## START Raw data

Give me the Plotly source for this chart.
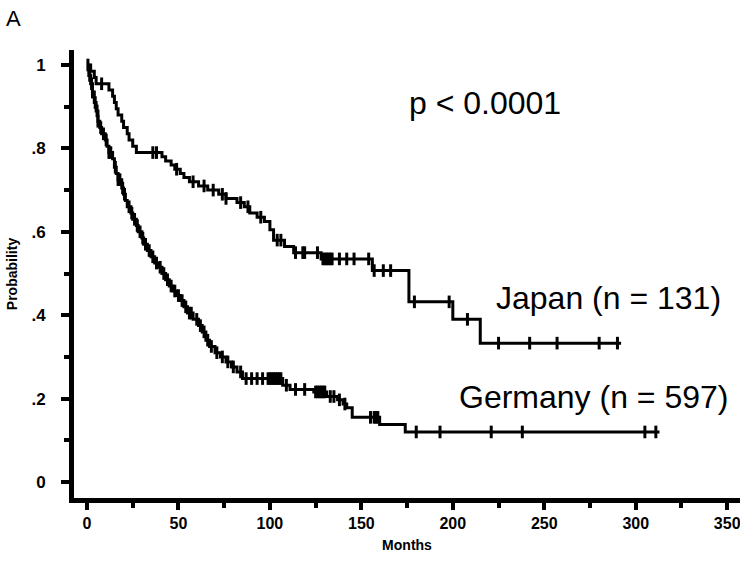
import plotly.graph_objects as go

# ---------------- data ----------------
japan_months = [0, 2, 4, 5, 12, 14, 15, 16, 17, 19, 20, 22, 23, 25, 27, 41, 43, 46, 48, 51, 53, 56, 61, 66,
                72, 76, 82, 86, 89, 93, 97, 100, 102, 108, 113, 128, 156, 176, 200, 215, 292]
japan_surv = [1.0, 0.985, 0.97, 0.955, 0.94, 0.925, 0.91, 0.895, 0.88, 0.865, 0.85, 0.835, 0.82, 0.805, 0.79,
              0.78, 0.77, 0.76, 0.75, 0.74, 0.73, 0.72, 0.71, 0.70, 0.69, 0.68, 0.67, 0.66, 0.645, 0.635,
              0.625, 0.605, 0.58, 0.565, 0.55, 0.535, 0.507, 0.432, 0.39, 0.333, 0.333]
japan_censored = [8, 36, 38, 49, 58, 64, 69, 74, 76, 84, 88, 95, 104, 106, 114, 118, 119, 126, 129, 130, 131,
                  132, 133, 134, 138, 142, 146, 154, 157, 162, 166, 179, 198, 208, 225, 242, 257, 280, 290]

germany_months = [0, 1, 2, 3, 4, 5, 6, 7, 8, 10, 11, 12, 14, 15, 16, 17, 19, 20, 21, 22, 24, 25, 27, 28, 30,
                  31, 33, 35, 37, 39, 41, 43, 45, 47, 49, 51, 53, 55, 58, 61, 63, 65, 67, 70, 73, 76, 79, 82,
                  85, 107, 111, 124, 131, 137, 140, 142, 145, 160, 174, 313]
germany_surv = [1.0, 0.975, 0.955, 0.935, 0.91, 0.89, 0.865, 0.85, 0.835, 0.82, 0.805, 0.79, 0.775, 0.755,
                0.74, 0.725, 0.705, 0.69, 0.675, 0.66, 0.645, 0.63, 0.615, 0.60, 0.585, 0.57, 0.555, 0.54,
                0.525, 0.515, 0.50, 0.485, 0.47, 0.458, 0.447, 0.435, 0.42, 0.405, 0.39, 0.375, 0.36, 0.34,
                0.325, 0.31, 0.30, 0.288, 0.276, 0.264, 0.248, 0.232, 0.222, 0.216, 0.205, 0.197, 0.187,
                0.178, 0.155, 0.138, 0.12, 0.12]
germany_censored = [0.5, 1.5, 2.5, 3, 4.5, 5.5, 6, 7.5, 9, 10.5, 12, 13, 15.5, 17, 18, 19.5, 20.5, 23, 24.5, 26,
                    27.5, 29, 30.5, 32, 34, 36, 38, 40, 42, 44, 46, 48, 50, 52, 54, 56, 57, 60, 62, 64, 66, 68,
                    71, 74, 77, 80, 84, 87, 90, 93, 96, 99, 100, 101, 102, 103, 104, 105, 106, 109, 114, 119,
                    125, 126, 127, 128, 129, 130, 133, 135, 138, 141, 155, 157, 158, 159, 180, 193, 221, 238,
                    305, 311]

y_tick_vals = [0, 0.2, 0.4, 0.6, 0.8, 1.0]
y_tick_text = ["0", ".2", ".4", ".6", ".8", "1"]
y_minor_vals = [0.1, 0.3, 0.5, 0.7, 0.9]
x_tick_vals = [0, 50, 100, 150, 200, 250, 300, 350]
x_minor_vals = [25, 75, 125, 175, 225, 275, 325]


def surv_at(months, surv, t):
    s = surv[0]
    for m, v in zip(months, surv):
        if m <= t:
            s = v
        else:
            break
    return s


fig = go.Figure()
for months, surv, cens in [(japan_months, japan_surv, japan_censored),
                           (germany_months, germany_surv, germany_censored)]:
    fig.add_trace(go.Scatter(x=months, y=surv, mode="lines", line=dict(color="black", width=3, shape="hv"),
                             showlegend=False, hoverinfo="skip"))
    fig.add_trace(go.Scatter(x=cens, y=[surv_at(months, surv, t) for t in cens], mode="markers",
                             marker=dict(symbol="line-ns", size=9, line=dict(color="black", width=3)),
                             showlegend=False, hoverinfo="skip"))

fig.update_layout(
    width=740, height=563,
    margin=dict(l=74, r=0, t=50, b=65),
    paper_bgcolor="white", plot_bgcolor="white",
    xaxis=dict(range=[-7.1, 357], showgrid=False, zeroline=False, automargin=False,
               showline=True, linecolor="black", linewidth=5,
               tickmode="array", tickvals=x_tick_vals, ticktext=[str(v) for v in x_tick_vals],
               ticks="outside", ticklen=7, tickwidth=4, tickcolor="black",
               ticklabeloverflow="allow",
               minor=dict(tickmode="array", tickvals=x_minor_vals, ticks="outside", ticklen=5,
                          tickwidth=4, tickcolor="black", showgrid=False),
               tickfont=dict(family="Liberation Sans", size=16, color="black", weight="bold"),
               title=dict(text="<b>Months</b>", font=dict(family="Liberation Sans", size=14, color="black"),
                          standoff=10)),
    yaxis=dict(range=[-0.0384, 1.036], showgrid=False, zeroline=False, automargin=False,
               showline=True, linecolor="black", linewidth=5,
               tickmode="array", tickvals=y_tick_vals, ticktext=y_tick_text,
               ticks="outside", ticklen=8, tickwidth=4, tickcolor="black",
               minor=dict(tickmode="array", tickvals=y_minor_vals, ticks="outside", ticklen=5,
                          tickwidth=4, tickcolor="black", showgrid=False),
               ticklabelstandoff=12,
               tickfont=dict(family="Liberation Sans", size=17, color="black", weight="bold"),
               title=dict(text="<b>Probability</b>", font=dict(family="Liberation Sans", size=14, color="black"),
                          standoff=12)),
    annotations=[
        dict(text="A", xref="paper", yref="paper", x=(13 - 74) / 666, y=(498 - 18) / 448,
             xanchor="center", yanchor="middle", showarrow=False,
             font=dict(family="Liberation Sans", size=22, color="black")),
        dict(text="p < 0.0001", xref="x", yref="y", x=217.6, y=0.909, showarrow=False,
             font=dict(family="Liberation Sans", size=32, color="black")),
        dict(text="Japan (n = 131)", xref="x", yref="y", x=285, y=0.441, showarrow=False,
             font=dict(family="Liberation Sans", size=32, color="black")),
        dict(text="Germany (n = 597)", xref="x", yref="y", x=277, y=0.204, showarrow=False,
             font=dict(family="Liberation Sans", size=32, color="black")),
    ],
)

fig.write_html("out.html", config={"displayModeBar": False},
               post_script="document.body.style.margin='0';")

## END Raw data

▶ **Aim of the exercise**
Exactly restate the lines from the beginning of the data through the line with "import plotly.graph_objects as go", and no others, keeping pictures out.

▶ **Solution to this problem**
Give me the Plotly source for this chart.
import plotly.graph_objects as go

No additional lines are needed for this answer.